Change.org has changed. And chances are that you might have missed it.

The social action platform, which is credited with hosting many online campaigns to bring about change, is facing criticism for replacing its ‘values based’ advertising policy for an ‘open’ approach in which advertisements are accepted based on the content of the ad, not the group doing the advertising, says a company document meant for internal circulation, but which got leaked before the company could go public with its re-branding strategy.

In effect, the company has allowed for advertisements from various quarters including corporate houses and political parties.

Screenshot from Change.org

What this means is that even anti-abortion, pro-gun, union-busting advertising and ads by political parties will be allowed on the site, marking a remarkable change in the overall outlook of the company.

Before the policy shift, according to the document, the company’s advertising policy was values based. It accepted clients case by case, one at a time, based on their alignment with its values as a company.

The new advertising policy is akin to those of many leading platforms, open by default to any group that wants to advertise with them. “We are open to organizations that represent all points of view, including those with which we personally (and strongly) disagree,’ reads the document.

As per the company’s original strategy, it was not to allow campaigns by political parties as, “there were a number of risks involved in allowing political ads, in particular around our brand and user experience.”

The decision to allow political ads, is based on the feedback from the team including staff from outside the US, reads the document. “One of the primary ways people get involved in civic participation is through politics and elections, and we don’t want to close door to political actors engaging in change.org- something which they can do through many channels, and which has the potential to increase their responsiveness to citizens overall.”

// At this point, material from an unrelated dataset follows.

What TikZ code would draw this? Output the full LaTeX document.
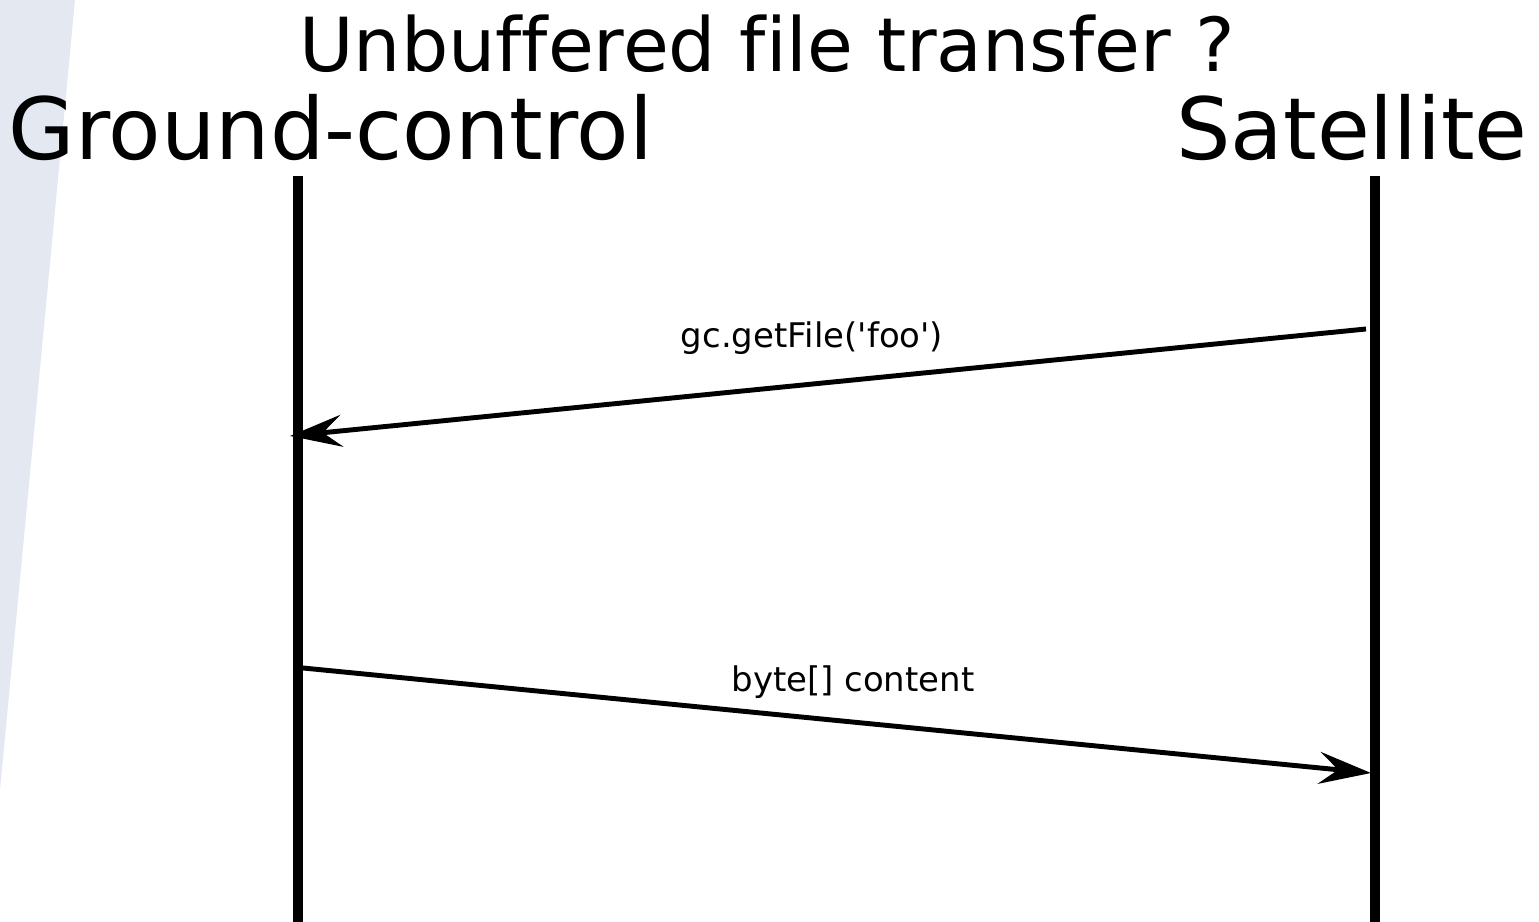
\documentclass[tikz,border=0pt]{standalone}
\usepackage{fontspec}
\setmainfont{DejaVu Sans}[Ligatures=NoCommon]
\usetikzlibrary{arrows.meta}
\definecolor{wedgegrey}{RGB}{228,233,241}

\begin{document}
\begin{tikzpicture}[x=0.01cm, y=-0.01cm,
		lifeline/.style={line width=2.6pt},
		message/.style={line width=1.4pt, -{Stealth[length=5.2mm, width=3.2mm, inset=1.9mm]}},
		msglabel/.style={anchor=base, font=\fontsize{9.65}{11}\selectfont},
		actor/.style={anchor=base, font=\fontsize{24.4}{28}\selectfont}]
				\useasboundingbox (0, 0) rectangle (1539, 922);
				\fill [wedgegrey] (0, 0) -- (75, 0) -- (0, 790) -- cycle;
				\node [anchor=base, font=\fontsize{21.2}{25}\selectfont] (title) at (767, 72) {Unbuffered file transfer ?};
				\node [actor] (gc) at (331, 160) {Ground-control};
				\node [actor] (sat) at (1352, 160) {Satellite};
				\coordinate (gctop) at (298, 176);
				\coordinate (gcbot) at (298, 922);
				\coordinate (sattop) at (1375, 176);
				\coordinate (satbot) at (1375, 922);
				\draw [lifeline] (gctop) -- (gcbot);
				\draw [lifeline] (sattop) -- (satbot);
				\coordinate (req) at (1366, 329);
				\coordinate (reqend) at (290, 436);
				\coordinate (resp) at (303, 668);
				\coordinate (respend) at (1371, 773);
				\draw [message] (req) -- (reqend);
				\draw [message] (resp) -- (respend);
				\node [msglabel] (reqlabel) at (812, 348) {gc.getFile(\textquotesingle foo\textquotesingle)};
				\node [msglabel] (resplabel) at (853, 692) {byte[] content};
				\end{tikzpicture}
\end{document}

Kamayani Bali Mahabal, an online campaigner based in Mumbai, who has initiated many petitions on change.org, says that the company’s advertising policy shift demonstrates the potential perils of for-profit companies founded on progressive values, and shows the power of money. “With this new Change.org openness, now anyone is eligible to advertise with you for profit. So, after I sign a petition for gay rights, women’s rights and all of the other human rights issues, I might find a link to a sponsored petition that I was not expecting. For example, stop the criminalization of traditional marriage; give legal recognition to khap panchayats,” says Mahabal, in her change.org petitiontitled ‘Ben Rattray: Come out clean, referring to the company’s CEO.

Though the new advertising guidelines can now be seen on the company’s site, the leaked document reveals that the company had no plans to proactively reach out to users and press about its advertising guidelines. It reads, “We have no plans to proactively tell users about the new design or our new mission, vision, or advertising guidelines.”

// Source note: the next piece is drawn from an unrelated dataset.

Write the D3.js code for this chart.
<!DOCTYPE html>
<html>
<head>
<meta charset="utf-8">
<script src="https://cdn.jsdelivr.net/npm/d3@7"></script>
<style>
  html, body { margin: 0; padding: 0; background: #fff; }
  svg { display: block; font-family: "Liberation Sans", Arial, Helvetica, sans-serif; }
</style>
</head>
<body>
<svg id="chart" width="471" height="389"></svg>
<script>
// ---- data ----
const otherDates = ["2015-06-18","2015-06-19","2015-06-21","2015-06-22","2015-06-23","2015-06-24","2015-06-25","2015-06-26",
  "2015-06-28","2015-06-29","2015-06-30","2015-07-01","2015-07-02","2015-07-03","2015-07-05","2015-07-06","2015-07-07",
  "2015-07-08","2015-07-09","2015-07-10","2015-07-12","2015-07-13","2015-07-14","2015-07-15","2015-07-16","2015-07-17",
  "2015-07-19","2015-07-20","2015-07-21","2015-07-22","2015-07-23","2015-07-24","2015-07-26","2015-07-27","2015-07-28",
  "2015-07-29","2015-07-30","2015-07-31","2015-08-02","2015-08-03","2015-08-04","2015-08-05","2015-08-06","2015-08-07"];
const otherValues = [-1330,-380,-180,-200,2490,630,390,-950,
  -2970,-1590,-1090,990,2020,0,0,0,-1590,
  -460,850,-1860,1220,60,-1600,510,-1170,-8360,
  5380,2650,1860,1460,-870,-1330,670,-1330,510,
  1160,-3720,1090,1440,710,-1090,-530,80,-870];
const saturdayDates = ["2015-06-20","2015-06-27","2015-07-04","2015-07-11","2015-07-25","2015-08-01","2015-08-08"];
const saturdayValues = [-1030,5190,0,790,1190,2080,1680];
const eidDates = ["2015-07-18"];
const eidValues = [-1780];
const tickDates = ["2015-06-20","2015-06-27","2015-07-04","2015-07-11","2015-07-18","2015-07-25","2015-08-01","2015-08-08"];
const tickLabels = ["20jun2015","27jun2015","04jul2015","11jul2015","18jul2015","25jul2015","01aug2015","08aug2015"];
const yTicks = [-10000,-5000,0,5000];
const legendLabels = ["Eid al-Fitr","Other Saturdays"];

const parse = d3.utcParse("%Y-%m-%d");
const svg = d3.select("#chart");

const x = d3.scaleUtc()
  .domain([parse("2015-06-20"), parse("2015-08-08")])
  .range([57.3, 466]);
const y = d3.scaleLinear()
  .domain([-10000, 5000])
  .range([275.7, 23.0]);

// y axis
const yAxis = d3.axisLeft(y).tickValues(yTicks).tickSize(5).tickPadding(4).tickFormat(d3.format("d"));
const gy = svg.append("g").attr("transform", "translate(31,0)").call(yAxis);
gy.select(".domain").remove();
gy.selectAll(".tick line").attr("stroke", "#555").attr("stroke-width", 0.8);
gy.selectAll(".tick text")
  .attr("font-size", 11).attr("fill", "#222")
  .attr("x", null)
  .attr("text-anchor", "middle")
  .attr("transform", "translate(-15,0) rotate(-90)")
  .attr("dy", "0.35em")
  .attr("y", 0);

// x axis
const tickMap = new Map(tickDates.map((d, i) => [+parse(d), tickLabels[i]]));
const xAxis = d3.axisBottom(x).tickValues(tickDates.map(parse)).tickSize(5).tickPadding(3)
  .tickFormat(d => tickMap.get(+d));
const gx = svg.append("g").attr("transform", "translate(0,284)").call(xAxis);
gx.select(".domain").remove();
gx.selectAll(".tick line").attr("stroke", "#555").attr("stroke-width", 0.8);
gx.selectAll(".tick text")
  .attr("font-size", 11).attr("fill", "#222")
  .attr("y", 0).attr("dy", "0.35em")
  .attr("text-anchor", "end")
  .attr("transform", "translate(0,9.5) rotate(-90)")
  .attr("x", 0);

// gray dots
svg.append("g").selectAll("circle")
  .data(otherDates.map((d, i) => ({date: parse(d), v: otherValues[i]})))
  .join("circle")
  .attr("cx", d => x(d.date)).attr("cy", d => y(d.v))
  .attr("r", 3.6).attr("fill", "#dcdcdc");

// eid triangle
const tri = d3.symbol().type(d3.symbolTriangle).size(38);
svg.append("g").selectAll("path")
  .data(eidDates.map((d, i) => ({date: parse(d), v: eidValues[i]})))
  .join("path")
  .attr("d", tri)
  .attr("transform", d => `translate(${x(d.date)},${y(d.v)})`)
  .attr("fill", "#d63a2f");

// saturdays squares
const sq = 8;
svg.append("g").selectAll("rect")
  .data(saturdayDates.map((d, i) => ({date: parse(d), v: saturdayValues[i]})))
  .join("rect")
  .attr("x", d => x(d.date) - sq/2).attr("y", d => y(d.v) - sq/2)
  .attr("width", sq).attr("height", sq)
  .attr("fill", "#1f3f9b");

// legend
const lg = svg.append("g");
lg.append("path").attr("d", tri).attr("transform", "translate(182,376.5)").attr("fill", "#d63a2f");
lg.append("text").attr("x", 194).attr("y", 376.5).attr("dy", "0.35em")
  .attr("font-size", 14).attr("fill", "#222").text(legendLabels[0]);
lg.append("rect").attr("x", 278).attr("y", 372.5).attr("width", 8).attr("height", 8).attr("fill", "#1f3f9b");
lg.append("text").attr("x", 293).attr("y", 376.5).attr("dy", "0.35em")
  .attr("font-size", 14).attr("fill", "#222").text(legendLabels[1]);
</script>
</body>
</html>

According to Anivar Aravind, Bangalore based online campaigner, and founder of binayaksen.net, an online campaign launched for the release of Dr Binayak Sen, change.org’s credibility will take a beating as users like him have now lost faith in the company. “Change.org is selling the credibility and trust acquired through the efforts of individual petitioners. It is a serious issue when those very petitioners not informed in advance about the company’s policy changes”, he said.

But the company is not worried.

Fortunately, says Avijit Michael, country director, India, change.org, only a small number of people have expressed concerns. “I think the continuing impact of Change.org, and the positive changes it helps our users to bring about in their communities, will help people to make their own decisions about whether and how to use the platform. That’s why we’re open — so that our users can make their own decisions”, he said.

“We have more than 20 million users from a wide diversity of backgrounds and cultures, and the overwhelming majority of them already believe that we’re an open platform. But our policy is already posted for all to read, and we’ll be letting users know about our site updates in email postscripts,” he says about the strategy to inform users about the shift in policy.